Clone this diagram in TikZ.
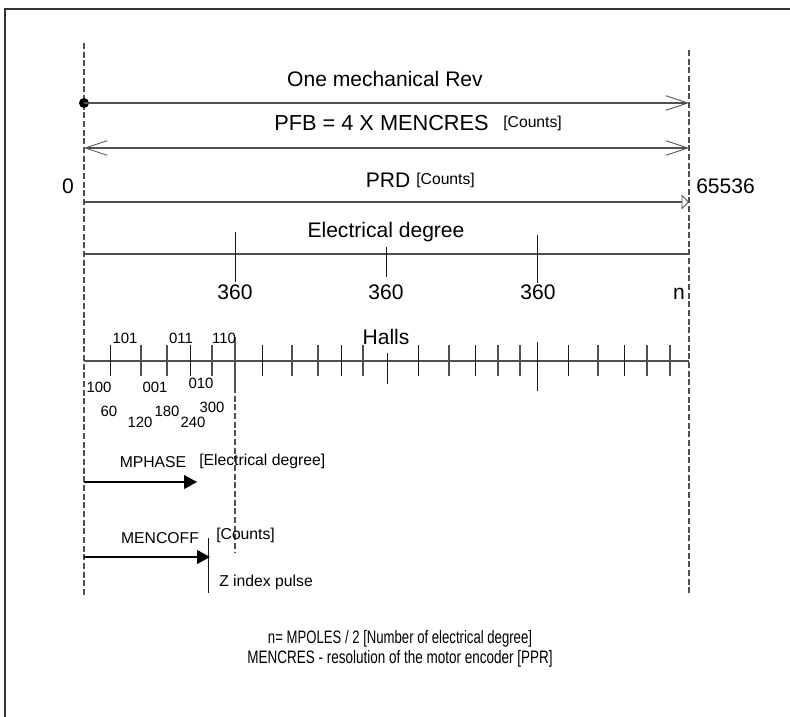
\documentclass[tikz,border=0pt]{standalone}
\usepackage{fontspec}
\setmainfont{Liberation Sans}
\usetikzlibrary{arrows.meta}
\definecolor{ln}{RGB}{80,80,80}
\definecolor{dk}{RGB}{25,25,25}
\begin{document}
\begin{tikzpicture}[x=0.75pt,y=-0.75pt,
  big/.style={font=\fontsize{15.8}{18}\selectfont, inner sep=0pt},
  mid/.style={font=\fontsize{11.8}{14}\selectfont, inner sep=0pt},
  sml/.style={font=\fontsize{11.2}{12}\selectfont, inner sep=0pt},
  note/.style={font=\fontsize{13.5}{16}\selectfont, inner sep=0pt},
  guide/.style={ln, dash pattern=on 4.5pt off 2pt, line width=0.9pt},
  hline/.style={ln, line width=0.8pt},
  tick/.style={dk, line width=0.75pt},
  gtick/.style={ln, line width=0.8pt},
  barb/.tip={Straight Barb[length=16.5pt,width=11pt,line width=0.6pt]},
  opentri/.tip={Triangle[open,length=5.5pt,width=11pt,line width=0.6pt]},
  fulltri/.tip={Triangle[length=9.75pt,width=10.5pt]},
]
\useasboundingbox (0,0) rectangle (790,717);
% frame
\coordinate (fb) at (5,717); \coordinate (fc) at (5,9); \coordinate (fr) at (790,9);
\draw[line width=0.8pt, black!80] (fb) -- (fc) -- (fr);

% guide lines
\coordinate (L0) at (84,43); \coordinate (L1) at (84,595);
\coordinate (R0) at (689,50); \coordinate (R1) at (689,595);
\draw[guide] (L0) -- (L1);
\draw[guide] (R0) -- (R1);

% One mechanical Rev
\node[big, anchor=base] (t1) at (385,87) {One mechanical Rev};
\node[circle, fill=black, inner sep=0pt, minimum size=7.5pt] (dot) at (84,103) {};
\coordinate (a1e) at (689,103);
\draw[hline, -barb] (dot.center) -- (a1e);

% PFB
\node[big, font=\fontsize{16.3}{18}\selectfont, anchor=base] (t2) at (381.5,131) {PFB = 4 X MENCRES};
\node[mid, anchor=base west] (t2c) at (503,127.5) {[Counts]};
\coordinate (a2s) at (84,148); \coordinate (a2e) at (689,148);
\draw[hline, barb-barb] (a2s) -- (a2e);

% PRD
\node[big, anchor=base] (t3) at (388,188) {PRD};
\node[mid, anchor=base west] (t3c) at (416,184.5) {[Counts]};
\node[big, anchor=base] (zero) at (68,193.5) {0};
\node[big, anchor=base west] (max) at (696,193.5) {65536};
\coordinate (a3s) at (84,202); \coordinate (a3e) at (689,202);
\draw[hline, -opentri] (a3s) -- (a3e);

% Electrical degree
\node[big, anchor=base] (t4) at (386,238) {Electrical degree};
\coordinate (e0) at (84,254); \coordinate (e1) at (689,254);
\draw[hline] (e0) -- (e1);
\draw[tick] (235,232) -- (235,282);
\draw[tick] (386,247) -- (386,277);
\draw[tick] (537,235) -- (537,283);
\node[big, anchor=base] (d1) at (235,299) {360};
\node[big, anchor=base] (d2) at (386,299) {360};
\node[big, anchor=base] (d3) at (538,299) {360};
\node[big, anchor=base east] (dn) at (685,299) {n};

% Halls
\node[big, anchor=base] (t5) at (386,344) {Halls};
\coordinate (h0) at (84,361); \coordinate (h1) at (689,361);
\draw[hline] (h0) -- (h1);
\foreach \x in {110,190,262,341,418,475,568,624}
  \draw[tick] (\x,345) -- (\x,376);
\foreach \x in {141,167,212,292,318,363,449,498,520,598,647,670}
  \draw[gtick] (\x,345) -- (\x,376);
\draw[gtick] (235,337) -- (235,387);
\draw[tick] (387,353) -- (387,384);
\draw[tick] (537,342) -- (537,391);
\coordinate (z0) at (235,387); \coordinate (z1) at (235,553);
\draw[guide] (z0) -- (z1);

\node[sml, anchor=base] (h101) at (125,343) {101};
\node[sml, anchor=base] (h011) at (181,343) {011};
\node[sml, anchor=base] (h110) at (224,343) {110};
\node[sml, anchor=base] (h100) at (99,392) {100};
\node[sml, anchor=base] (h001) at (155,392) {001};
\node[sml, anchor=base] (h010) at (201,388) {010};
\node[sml, anchor=base] (g60) at (109,416) {60};
\node[sml, anchor=base] (g120) at (140,427) {120};
\node[sml, anchor=base] (g180) at (167,416) {180};
\node[sml, anchor=base] (g240) at (193,427) {240};
\node[sml, anchor=base] (g300) at (212,412) {300};

% MPHASE
\node[mid, anchor=base] (mp) at (153,467) {MPHASE};
\node[mid, anchor=base west] (mpu) at (199,465) {[Electrical degree]};
\coordinate (m0) at (84,482); \coordinate (m1) at (197,482);
\draw[hline, black, -fulltri] (m0) -- (m1);

% MENCOFF
\node[mid, anchor=base] (mc) at (160,543) {MENCOFF};
\node[mid, anchor=base west] (mcu) at (216,539) {[Counts]};
\coordinate (c0) at (84,557); \coordinate (c1) at (210,557);
\draw[hline, black, -fulltri] (c0) -- (c1);
\coordinate (zi0) at (208,538); \coordinate (zi1) at (208,593);
\draw[tick] (zi0) -- (zi1);
\node[mid, anchor=base west] (zi) at (219,586) {Z index pulse};

% notes
\node[note, anchor=base] (n1) at (400,643) {\scalebox{0.73}[1]{n= MPOLES / 2 [Number of electrical degree]}};
\node[note, anchor=base] (n2) at (400,663) {\scalebox{0.75}[1]{MENCRES - resolution of the motor encoder [PPR]}};
\end{tikzpicture}
\end{document}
_____
Return all of the data exactly as written, and drop the pictures.

▶ [THE RESULT]:
Clone this diagram in TikZ.
\documentclass[tikz,border=0pt]{standalone}
\usepackage{fontspec}
\setmainfont{Liberation Sans}
\usetikzlibrary{arrows.meta}
\definecolor{ln}{RGB}{80,80,80}
\definecolor{dk}{RGB}{25,25,25}
\begin{document}
\begin{tikzpicture}[x=0.75pt,y=-0.75pt,
  big/.style={font=\fontsize{15.8}{18}\selectfont, inner sep=0pt},
  mid/.style={font=\fontsize{11.8}{14}\selectfont, inner sep=0pt},
  sml/.style={font=\fontsize{11.2}{12}\selectfont, inner sep=0pt},
  note/.style={font=\fontsize{13.5}{16}\selectfont, inner sep=0pt},
  guide/.style={ln, dash pattern=on 4.5pt off 2pt, line width=0.9pt},
  hline/.style={ln, line width=0.8pt},
  tick/.style={dk, line width=0.75pt},
  gtick/.style={ln, line width=0.8pt},
  barb/.tip={Straight Barb[length=16.5pt,width=11pt,line width=0.6pt]},
  opentri/.tip={Triangle[open,length=5.5pt,width=11pt,line width=0.6pt]},
  fulltri/.tip={Triangle[length=9.75pt,width=10.5pt]},
]
\useasboundingbox (0,0) rectangle (790,717);
% frame
\coordinate (fb) at (5,717); \coordinate (fc) at (5,9); \coordinate (fr) at (790,9);
\draw[line width=0.8pt, black!80] (fb) -- (fc) -- (fr);

% guide lines
\coordinate (L0) at (84,43); \coordinate (L1) at (84,595);
\coordinate (R0) at (689,50); \coordinate (R1) at (689,595);
\draw[guide] (L0) -- (L1);
\draw[guide] (R0) -- (R1);

% One mechanical Rev
\node[big, anchor=base] (t1) at (385,87) {One mechanical Rev};
\node[circle, fill=black, inner sep=0pt, minimum size=7.5pt] (dot) at (84,103) {};
\coordinate (a1e) at (689,103);
\draw[hline, -barb] (dot.center) -- (a1e);

% PFB
\node[big, font=\fontsize{16.3}{18}\selectfont, anchor=base] (t2) at (381.5,131) {PFB = 4 X MENCRES};
\node[mid, anchor=base west] (t2c) at (503,127.5) {[Counts]};
\coordinate (a2s) at (84,148); \coordinate (a2e) at (689,148);
\draw[hline, barb-barb] (a2s) -- (a2e);

% PRD
\node[big, anchor=base] (t3) at (388,188) {PRD};
\node[mid, anchor=base west] (t3c) at (416,184.5) {[Counts]};
\node[big, anchor=base] (zero) at (68,193.5) {0};
\node[big, anchor=base west] (max) at (696,193.5) {65536};
\coordinate (a3s) at (84,202); \coordinate (a3e) at (689,202);
\draw[hline, -opentri] (a3s) -- (a3e);

% Electrical degree
\node[big, anchor=base] (t4) at (386,238) {Electrical degree};
\coordinate (e0) at (84,254); \coordinate (e1) at (689,254);
\draw[hline] (e0) -- (e1);
\draw[tick] (235,232) -- (235,282);
\draw[tick] (386,247) -- (386,277);
\draw[tick] (537,235) -- (537,283);
\node[big, anchor=base] (d1) at (235,299) {360};
\node[big, anchor=base] (d2) at (386,299) {360};
\node[big, anchor=base] (d3) at (538,299) {360};
\node[big, anchor=base east] (dn) at (685,299) {n};

% Halls
\node[big, anchor=base] (t5) at (386,344) {Halls};
\coordinate (h0) at (84,361); \coordinate (h1) at (689,361);
\draw[hline] (h0) -- (h1);
\foreach \x in {110,190,262,341,418,475,568,624}
  \draw[tick] (\x,345) -- (\x,376);
\foreach \x in {141,167,212,292,318,363,449,498,520,598,647,670}
  \draw[gtick] (\x,345) -- (\x,376);
\draw[gtick] (235,337) -- (235,387);
\draw[tick] (387,353) -- (387,384);
\draw[tick] (537,342) -- (537,391);
\coordinate (z0) at (235,387); \coordinate (z1) at (235,553);
\draw[guide] (z0) -- (z1);

\node[sml, anchor=base] (h101) at (125,343) {101};
\node[sml, anchor=base] (h011) at (181,343) {011};
\node[sml, anchor=base] (h110) at (224,343) {110};
\node[sml, anchor=base] (h100) at (99,392) {100};
\node[sml, anchor=base] (h001) at (155,392) {001};
\node[sml, anchor=base] (h010) at (201,388) {010};
\node[sml, anchor=base] (g60) at (109,416) {60};
\node[sml, anchor=base] (g120) at (140,427) {120};
\node[sml, anchor=base] (g180) at (167,416) {180};
\node[sml, anchor=base] (g240) at (193,427) {240};
\node[sml, anchor=base] (g300) at (212,412) {300};

% MPHASE
\node[mid, anchor=base] (mp) at (153,467) {MPHASE};
\node[mid, anchor=base west] (mpu) at (199,465) {[Electrical degree]};
\coordinate (m0) at (84,482); \coordinate (m1) at (197,482);
\draw[hline, black, -fulltri] (m0) -- (m1);

% MENCOFF
\node[mid, anchor=base] (mc) at (160,543) {MENCOFF};
\node[mid, anchor=base west] (mcu) at (216,539) {[Counts]};
\coordinate (c0) at (84,557); \coordinate (c1) at (210,557);
\draw[hline, black, -fulltri] (c0) -- (c1);
\coordinate (zi0) at (208,538); \coordinate (zi1) at (208,593);
\draw[tick] (zi0) -- (zi1);
\node[mid, anchor=base west] (zi) at (219,586) {Z index pulse};

% notes
\node[note, anchor=base] (n1) at (400,643) {\scalebox{0.73}[1]{n= MPOLES / 2 [Number of electrical degree]}};
\node[note, anchor=base] (n2) at (400,663) {\scalebox{0.75}[1]{MENCRES - resolution of the motor encoder [PPR]}};
\end{tikzpicture}
\end{document}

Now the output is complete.